4. Further to our comments in the Annexure referred to above, we
report that:
(i) We have obtained all the information and explanations, which to the
best of our knowledge and belief were necessary for the purposes of our
audit;
(ii) In our opinion, proper books of accounts as required by law, have
been kept by the Company so far as appears from our examination of
those books;
(iii) The Balance Sheet and Profit & Loss Account and cash flow
Statement dealt with by this report are in agreement with books of
account;
(iv) In our opinion, the Balance Sheet and the Profit & Loss Account
and Cash flow Statement dealt with by this report comply with the
accounting standards referred to in sub-section (3C) of Section 211 of
the Companies Act, 1956;
(v) On the basis of written representations received from the
Directors, as on 31st March, 2012 and taken on record by the Board of
Directors, we report that none of directors is disqualified as on 31st
March, 2012 from being appointed as a director in terms of Clause (g)
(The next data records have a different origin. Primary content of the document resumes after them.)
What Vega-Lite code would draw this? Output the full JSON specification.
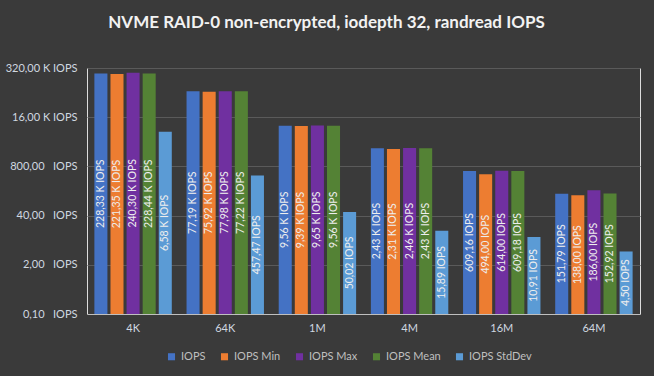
{
  "$schema": "https://vega.github.io/schema/vega-lite/v6.json",
  "width": 553,
  "height": 246,
  "autosize": "none",
  "padding": {"left": 87, "top": 68, "right": 14, "bottom": 62},
  "background": "#3a3a3a",
  "title": {
    "text": "NVME RAID-0 non-encrypted, iodepth 32, randread IOPS",
    "anchor": "middle",
    "dx": -37,
    "offset": 30,
    "font": "Lato",
    "fontSize": 17,
    "fontWeight": "bold",
    "color": "#f2f2f2"
  },
  "data": {
    "values": [
      {"size": "4K", "series": "IOPS", "value": 228330},
      {"size": "4K", "series": "IOPS Min", "value": 221350},
      {"size": "4K", "series": "IOPS Max", "value": 240300},
      {"size": "4K", "series": "IOPS Mean", "value": 228440},
      {"size": "4K", "series": "IOPS StdDev", "value": 6580},
      {"size": "64K", "series": "IOPS", "value": 77190},
      {"size": "64K", "series": "IOPS Min", "value": 75920},
      {"size": "64K", "series": "IOPS Max", "value": 77980},
      {"size": "64K", "series": "IOPS Mean", "value": 77220},
      {"size": "64K", "series": "IOPS StdDev", "value": 457.47},
      {"size": "1M", "series": "IOPS", "value": 9560},
      {"size": "1M", "series": "IOPS Min", "value": 9390},
      {"size": "1M", "series": "IOPS Max", "value": 9650},
      {"size": "1M", "series": "IOPS Mean", "value": 9560},
      {"size": "1M", "series": "IOPS StdDev", "value": 50.02},
      {"size": "4M", "series": "IOPS", "value": 2430},
      {"size": "4M", "series": "IOPS Min", "value": 2310},
      {"size": "4M", "series": "IOPS Max", "value": 2460},
      {"size": "4M", "series": "IOPS Mean", "value": 2430},
      {"size": "4M", "series": "IOPS StdDev", "value": 15.89},
      {"size": "16M", "series": "IOPS", "value": 609.16},
      {"size": "16M", "series": "IOPS Min", "value": 494.0},
      {"size": "16M", "series": "IOPS Max", "value": 614.0},
      {"size": "16M", "series": "IOPS Mean", "value": 609.18},
      {"size": "16M", "series": "IOPS StdDev", "value": 10.91},
      {"size": "64M", "series": "IOPS", "value": 151.79},
      {"size": "64M", "series": "IOPS Min", "value": 138.0},
      {"size": "64M", "series": "IOPS Max", "value": 186.0},
      {"size": "64M", "series": "IOPS Mean", "value": 152.92},
      {"size": "64M", "series": "IOPS StdDev", "value": 4.5}
    ]
  },
  "transform": [
    {"calculate": "datum.value >= 1000 ? replace(format(datum.value/1000, '.2f'), '.', ',') + ' K IOPS' : replace(format(datum.value, '.2f'), '.', ',') + ' IOPS'", "as": "lbl"},
    {"calculate": "sqrt(0.1 * datum.value)", "as": "mid"}
  ],
  "encoding": {
    "x": {
      "field": "size",
      "type": "nominal",
      "sort": ["4K", "64K", "1M", "4M", "16M", "64M"],
      "scale": {"paddingInner": 0.16, "paddingOuter": 0.08},
      "axis": {
        "title": null,
        "labelAngle": 0,
        "ticks": false,
        "domainColor": "#bfbfbf",
        "domainWidth": 1,
        "labelColor": "#d0d8e0",
        "labelFont": "Lato",
        "labelFontSize": 11,
        "labelPadding": 8
      }
    },
    "xOffset": {
      "field": "series",
      "type": "nominal",
      "sort": ["IOPS", "IOPS Min", "IOPS Max", "IOPS Mean", "IOPS StdDev"],
      "scale": {"paddingInner": 0.19, "paddingOuter": 0}
    }
  },
  "layer": [
    {
      "mark": {"type": "bar"},
      "encoding": {
        "y": {
          "field": "value",
          "type": "quantitative",
          "scale": {"type": "log", "base": 20, "domain": [0.1, 320000], "nice": false},
          "axis": {
            "title": null,
            "values": [0.1, 2, 40, 800, 16000, 320000],
            "labelExpr": "datum.value >= 1000 ? replace(format(datum.value/1000, '.2f'), '.', ',') + ' K IOPS' : replace(format(datum.value, '.2f'), '.', ',') + '\u00a0\u00a0 IOPS'",
            "domain": false,
            "ticks": false,
            "grid": true,
            "gridColor": "#5a5a5a",
            "gridWidth": 1,
            "labelColor": "#d0d8e0",
            "labelFont": "Lato",
            "labelFontSize": 11,
            "labelPadding": 10
          }
        },
        "y2": {"datum": 0.1},
        "color": {
          "field": "series",
          "type": "nominal",
          "sort": ["IOPS", "IOPS Min", "IOPS Max", "IOPS Mean", "IOPS StdDev"],
          "scale": {
            "domain": ["IOPS", "IOPS Min", "IOPS Max", "IOPS Mean", "IOPS StdDev"],
            "range": ["#4472C4", "#ED7D31", "#7030A0", "#548235", "#5B9BD5"]
          },
          "legend": {
            "title": null,
            "orient": "none",
            "direction": "horizontal",
            "legendX": 79,
            "legendY": 283,
            "symbolType": "square",
            "symbolSize": 50,
            "symbolStrokeWidth": 0,
            "labelColor": "#bfbfbf",
            "labelFont": "Lato",
            "labelFontSize": 11,
            "columnPadding": 13,
            "labelOffset": 4
          }
        }
      }
    },
    {
      "mark": {"type": "text", "angle": 270, "align": "center", "baseline": "middle", "color": "#eeeeee", "font": "Lato", "fontSize": 10.5},
      "encoding": {
        "y": {"field": "mid", "type": "quantitative"},
        "text": {"field": "lbl", "type": "nominal"}
      }
    }
  ]
}
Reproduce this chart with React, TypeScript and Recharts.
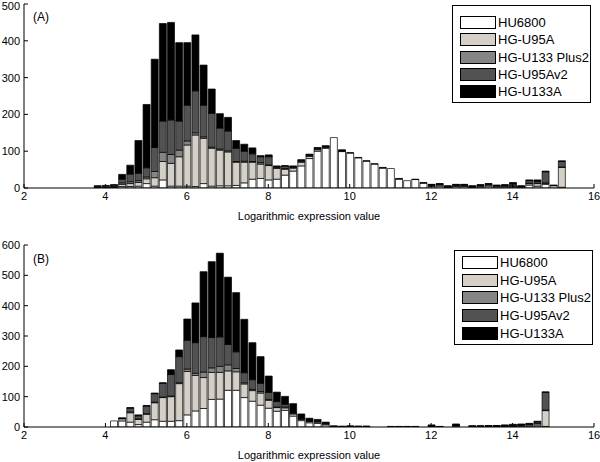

of sub Section (1) of Section 274 of the Companies Act, 1956;
(vi) In our opinion and to the best of our information and according to
the explanations given to us, the said accounts read together with the
Significant Accounting Policies and other notes thereon give the
information required by the Companies Act, 1956, in the manner so
required, and give a true and fair view in conformity with the
accounting principles generally accepted in India:
a. in so far as it relates to Balance Sheet, of the state of affairs
of the company as at 31st March, 2012; and
b. in so far as it relates to the Profit and Loss Account, of the Loss
of the Company for the year ended on that date.
c. In the case of the Cash Flow Statement, of the cash flows for the
year ended on that date.
ANNEXURE TO AUDITORS' REPORT [Referred to paragraph 3 of our report
of even date]
1. In respect of its fixed assets:
(a) The Company has maintained proper records showing full particulars
including quantitative details and situation of fixed assets on the
basis of available information.
(b) As explained to us, the fixed assets have not been physically
verified by the management during the year, but there is a regular
programme of verification, which in our opinion is reasonable, having
regard to the size of the Company and nature of its assets. No material
discrepancies were noticed on such physical verification.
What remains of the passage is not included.